Design: The Wedge vs. The Slab
The M1 MacBook Air is the last of the “Wedge” era, a design that many still find more comfortable for typing. It feels impossibly thin at the front edge.
The MacBook Neo adopts the modern, flat language of the M3 and M5 lines. It is essentially a “Mini MacBook Air M3.”
Weight: The Neo is lighter at 2.7 lbscompared to the M1’s 2.8 lbs.
Colors: The M1 Air is limited to Space Gray, Silver, and Gold. The Neo explodes onto the scene with Blush, Citrus, Indigo, and Silver. For students and Gen-Z buyers, the Neo’s “fun” factor is a major selling point.
Display and Ports: Give and Take
Apple had to make cuts to hit the $599 price point on the Neo, and nowhere is that more apparent than in connectivity.
Ports: The M1 Air features two Thunderbolt 3 ports. The Neo features two USB-C ports, but notably, they are not Thunderbolt-rated. This means slower data transfer for external SSDs and limited support for high-end external displays.
Screen: The Neo takes the win here with a 500-nit Liquid Retina display. It is 25% brighter than the M1 Air’s 400-nit panel and features thinner, symmetrical bezels. However, both are capped at 60Hz; if you want ProMotion, you still have to pay the “Pro” tax.
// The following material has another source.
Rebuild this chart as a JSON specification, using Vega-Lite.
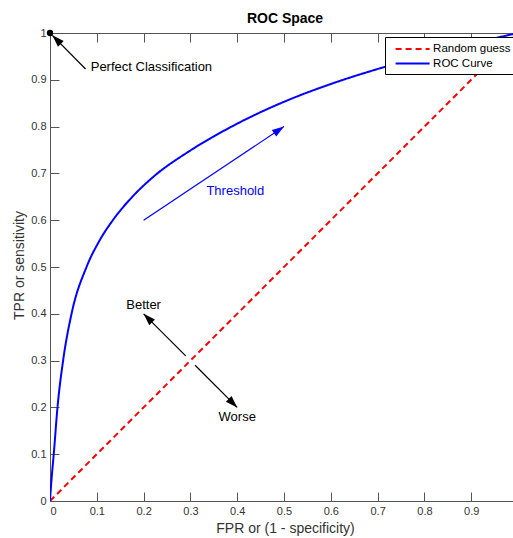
{
  "$schema": "https://vega.github.io/schema/vega-lite/v6.json",
  "width": 463,
  "height": 468,
  "autosize": {"type": "none"},
  "padding": {"left": 50, "top": 33, "right": 0, "bottom": 37},
  "background": "#ffffff",
  "title": {"text": "ROC Space", "fontSize": 14, "fontWeight": "bold", "font": "Liberation Sans", "color": "#000000", "anchor": "middle", "dx": 3.5, "dy": 21, "offset": 11, "baseline": "alphabetic"},
  "config": {
    "font": "Liberation Sans",
    "view": {"stroke": null},
    "axis": {"grid": false, "domainColor": "#555555", "tickColor": "#555555", "labelColor": "#333333", "titleColor": "#333333", "labelFont": "Liberation Sans", "titleFont": "Liberation Sans", "labelFontSize": 11, "titleFontSize": 14, "titleFontWeight": "normal", "domainWidth": 1, "tickWidth": 1}
  },
  "datasets": {
    "curves": [
      {"series": "Random guess", "fpr": 0, "tpr": 0},
      {"series": "Random guess", "fpr": 1, "tpr": 1},
      {"series": "ROC Curve", "fpr": 0, "tpr": 0},
      {"series": "ROC Curve", "fpr": 0.002, "tpr": 0.03},
      {"series": "ROC Curve", "fpr": 0.004, "tpr": 0.055},
      {"series": "ROC Curve", "fpr": 0.008, "tpr": 0.1},
      {"series": "ROC Curve", "fpr": 0.016, "tpr": 0.2},
      {"series": "ROC Curve", "fpr": 0.028, "tpr": 0.3},
      {"series": "ROC Curve", "fpr": 0.046, "tpr": 0.4},
      {"series": "ROC Curve", "fpr": 0.078, "tpr": 0.5},
      {"series": "ROC Curve", "fpr": 0.105, "tpr": 0.555},
      {"series": "ROC Curve", "fpr": 0.135, "tpr": 0.601},
      {"series": "ROC Curve", "fpr": 0.175, "tpr": 0.649},
      {"series": "ROC Curve", "fpr": 0.22, "tpr": 0.692},
      {"series": "ROC Curve", "fpr": 0.3, "tpr": 0.749},
      {"series": "ROC Curve", "fpr": 0.39, "tpr": 0.801},
      {"series": "ROC Curve", "fpr": 0.5, "tpr": 0.853},
      {"series": "ROC Curve", "fpr": 0.6, "tpr": 0.891},
      {"series": "ROC Curve", "fpr": 0.71, "tpr": 0.926},
      {"series": "ROC Curve", "fpr": 0.8, "tpr": 0.951},
      {"series": "ROC Curve", "fpr": 0.88, "tpr": 0.971},
      {"series": "ROC Curve", "fpr": 0.947, "tpr": 0.988},
      {"series": "ROC Curve", "fpr": 1, "tpr": 1}
    ],
    "points": [
      {"name": "Perfect Classification", "fpr": 0, "tpr": 1}
    ],
    "arrows": [
      {"name": "Perfect Classification", "x0": 0.076, "y0": 0.923, "x1": 0.005, "y1": 0.995},
      {"name": "Better", "x0": 0.29, "y0": 0.31, "x1": 0.2, "y1": 0.4},
      {"name": "Worse", "x0": 0.31, "y0": 0.29, "x1": 0.4, "y1": 0.2},
      {"name": "Threshold", "x0": 0.2, "y0": 0.6, "x1": 0.5, "y1": 0.8}
    ],
    "labels": [
      {"text": "Perfect Classification", "fpr": 0.087, "tpr": 0.928},
      {"text": "Better", "fpr": 0.2, "tpr": 0.419},
      {"text": "Worse", "fpr": 0.4, "tpr": 0.179},
      {"text": "Threshold", "fpr": 0.396, "tpr": 0.662}
    ]
  },
  "resolve": {"scale": {"x": "shared", "y": "shared"}, "axis": {"x": "independent"}},
  "layer": [
    {
      "data": {"name": "curves"},
      "mark": {"type": "line", "clip": true, "strokeWidth": 2, "interpolate": "monotone"},
      "encoding": {
        "x": {"field": "fpr", "type": "quantitative", "scale": {"domain": [0, 0.9893], "nice": false, "zero": false},
          "axis": {"orient": "bottom", "values": [0, 0.1, 0.2, 0.3, 0.4, 0.5, 0.6, 0.7, 0.8, 0.9], "format": "~g", "tickSize": -9, "labelPadding": 13, "title": "FPR or (1 - specificity)", "titleX": 235, "titleY": 31, "titleBaseline": "alphabetic", "titleAlign": "center"}},
        "y": {"field": "tpr", "type": "quantitative", "scale": {"domain": [0, 1], "nice": false},
          "axis": {"orient": "left", "values": [0, 0.1, 0.2, 0.3, 0.4, 0.5, 0.6, 0.7, 0.8, 0.9, 1], "format": "~g", "tickSize": -9, "labelPadding": 13, "title": "TPR or sensitivity", "titleX": -27, "titleY": 232, "titleBaseline": "alphabetic", "titleAlign": "center"}},
        "color": {"field": "series", "type": "nominal", "scale": {"domain": ["Random guess", "ROC Curve"], "range": ["#ff0000", "#0000ff"]},
          "legend": {"title": null, "orient": "none", "legendX": 335, "legendY": 4, "fillColor": "#ffffff", "strokeColor": "#000000", "padding": 5, "symbolType": "M-3,0L3,0", "symbolSize": 128.4, "symbolStrokeWidth": 2, "symbolOffset": 15.6, "labelFontSize": 11.5, "labelColor": "#000000", "labelOffset": 13.5, "rowPadding": 1.5, "labelFont": "Liberation Sans"}},
        "strokeDash": {"field": "series", "type": "nominal", "scale": {"domain": ["Random guess", "ROC Curve"], "range": [[6, 4], [1, 0]]},
          "legend": {"title": null, "orient": "none", "legendX": 335, "legendY": 4, "fillColor": "#ffffff", "strokeColor": "#000000", "padding": 5, "symbolType": "M-3,0L3,0", "symbolSize": 128.4, "symbolStrokeWidth": 2, "symbolOffset": 15.6, "labelFontSize": 11.5, "labelColor": "#000000", "labelOffset": 13.5, "rowPadding": 1.5, "labelFont": "Liberation Sans"}}
      }
    },
    {
      "data": {"name": "points"},
      "mark": {"type": "point", "filled": true, "color": "#000000", "size": 40, "opacity": 1},
      "encoding": {
        "x": {"field": "fpr", "type": "quantitative", "axis": {"orient": "top", "values": [0, 0.1, 0.2, 0.3, 0.4, 0.5, 0.6, 0.7, 0.8, 0.9], "labels": false, "tickSize": -9, "title": null, "minExtent": 0, "maxExtent": 0}},
        "y": {"field": "tpr", "type": "quantitative"}
      }
    },
    {
      "data": {"name": "arrows"},
      "transform": [{"filter": "datum.name !== 'Threshold'"}],
      "mark": {"type": "rule", "color": "#000000", "strokeWidth": 1.2},
      "encoding": {
        "x": {"field": "x0", "type": "quantitative", "axis": null},
        "y": {"field": "y0", "type": "quantitative"},
        "x2": {"field": "x1"},
        "y2": {"field": "y1"}
      }
    },
    {
      "data": {"name": "arrows"},
      "transform": [{"filter": "datum.name === 'Threshold'"}],
      "mark": {"type": "rule", "color": "#0000ff", "strokeWidth": 1.2},
      "encoding": {
        "x": {"field": "x0", "type": "quantitative", "axis": null},
        "y": {"field": "y0", "type": "quantitative"},
        "x2": {"field": "x1"},
        "y2": {"field": "y1"}
      }
    },
    {
      "data": {"name": "arrows"},
      "transform": [{"filter": "datum.name === 'Perfect Classification' || datum.name === 'Better'"}],
      "mark": {"type": "point", "shape": "M0,0L-0.67,2L0.67,2Z", "filled": true, "color": "#000000", "size": 144, "opacity": 1, "angle": 315},
      "encoding": {
        "x": {"field": "x1", "type": "quantitative", "axis": null},
        "y": {"field": "y1", "type": "quantitative"}
      }
    },
    {
      "data": {"name": "arrows"},
      "transform": [{"filter": "datum.name === 'Worse'"}],
      "mark": {"type": "point", "shape": "M0,0L-0.67,2L0.67,2Z", "filled": true, "color": "#000000", "size": 144, "opacity": 1, "angle": 135},
      "encoding": {
        "x": {"field": "x1", "type": "quantitative", "axis": null},
        "y": {"field": "y1", "type": "quantitative"}
      }
    },
    {
      "data": {"name": "arrows"},
      "transform": [{"filter": "datum.name === 'Threshold'"}],
      "mark": {"type": "point", "shape": "M0,0L-0.67,2L0.67,2Z", "filled": true, "color": "#0000ff", "size": 144, "opacity": 1, "angle": 56.3},
      "encoding": {
        "x": {"field": "x1", "type": "quantitative", "axis": null},
        "y": {"field": "y1", "type": "quantitative"}
      }
    },
    {
      "data": {"name": "labels"},
      "transform": [{"filter": "datum.text === 'Perfect Classification'"}],
      "mark": {"type": "text", "align": "left", "baseline": "middle", "fontSize": 13, "color": "#000000", "font": "Liberation Sans"},
      "encoding": {
        "x": {"field": "fpr", "type": "quantitative", "axis": null},
        "y": {"field": "tpr", "type": "quantitative"},
        "text": {"field": "text"}
      }
    },
    {
      "data": {"name": "labels"},
      "transform": [{"filter": "datum.text === 'Better' || datum.text === 'Worse'"}],
      "mark": {"type": "text", "align": "center", "baseline": "middle", "fontSize": 13, "color": "#000000", "font": "Liberation Sans"},
      "encoding": {
        "x": {"field": "fpr", "type": "quantitative", "axis": null},
        "y": {"field": "tpr", "type": "quantitative"},
        "text": {"field": "text"}
      }
    },
    {
      "data": {"name": "labels"},
      "transform": [{"filter": "datum.text === 'Threshold'"}],
      "mark": {"type": "text", "align": "center", "baseline": "middle", "fontSize": 13, "color": "#0000ff", "font": "Liberation Sans"},
      "encoding": {
        "x": {"field": "fpr", "type": "quantitative", "axis": null},
        "y": {"field": "tpr", "type": "quantitative"},
        "text": {"field": "text"}
      }
    }
  ]
}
Battery Life: 3nm Efficiency Wins
Both laptops are fanless, silent, and incredibly efficient. However, the move to the 3nm process gives the Neo a distinct advantage. In real-world testing, the Neo consistently delivers 16 hours of wireless web browsing. The M1 Air, even when new, typically tapped out at around 14 hours. In 2026, most M1 Airs on the market are refurbished or have degraded batteries, making the Neo the clear champion for “all-day” endurance.
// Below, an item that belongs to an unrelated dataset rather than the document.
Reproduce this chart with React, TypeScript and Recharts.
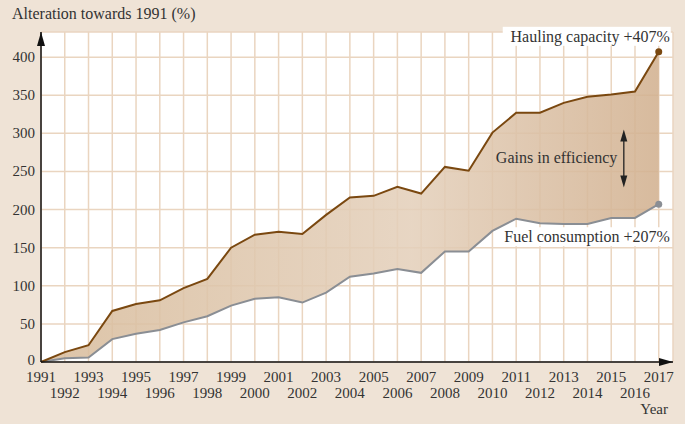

The Verdict: M1 Plus or M4 Lite?
The MacBook Neo is best described as an “M1 Plus.” It doesn’t quite reach the productivity heights of the M4 or M5 MacBook Airs because of its limited ports and lower performance core count. However, it takes everything people loved about the M1 Air, the price, the silence, the reliability and modernizes it for an AI-centric world.
Buy the M1 MacBook Air if: You can find it refurbished for under $400 and you absolutely need Thunderbolt for external drives.
Buy the MacBook Neo if: You want a brand-new machine with a full warranty, a brighter screen, modern colors, and the best possible AI performance for the price.